Here’s what I think: I think that our culture, to its great shame, has responded to widespread crisis and anxiety not with solidarity but with its opposite. That opposite is the defensive posture of attacking everyone else’s choices. You will never go broke, as a blogger or a journalist, writing stories that call other people suckers. People seem to have an insatiable hunger for narratives that indict the choices others make. Because it’s not just graduate students, anymore, or law students, and you can bet that as more and more occupations fail to deliver the good life, more and more people will be cast down as suckers. What people don’t say, but is abundantly clear, is that their search for suckers is pure defense, a way for them to feel better about their own anxiety, precarity, and unhappiness. In a time of crisis like the one we’re living through now, people could draw together and try to support each other. But our culture, so riven with competitiveness and zero-sum thinking, permits only defense through aggression. When people start talking about other people’s bad choices, I know that they feel angry and sad about their own life.

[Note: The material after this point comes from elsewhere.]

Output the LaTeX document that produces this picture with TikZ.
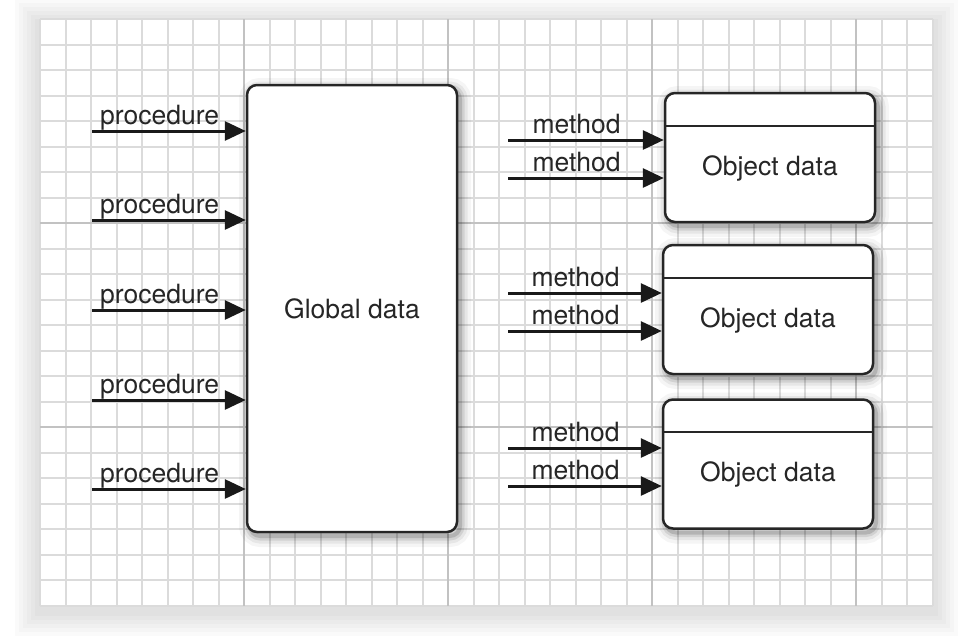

When the law school turn happened, it was tempting for me to laugh; my own fortunes had been negatively compared to theirs for a long time. Couldn’t do it. I can’t change our culture, but I can do my best to let other people make their own choices and to not be shitty to them. I might end up a sucker, I don’t know. My own department, in a very small field, has an almost unheard of hiring rate. But God knows I could be the one to wreck the track record. If I do, then I’ll do what everybody else is trying to do: get by. And maybe eventually we’ll all say, “Well, the financial crisis sucked, and we didn’t exactly respond to it the best possible way, but it’s a new day, and let’s see how we can make things better for everybody.”
Everybody except for the people who fucked it up in the first place, that is. They go to jail.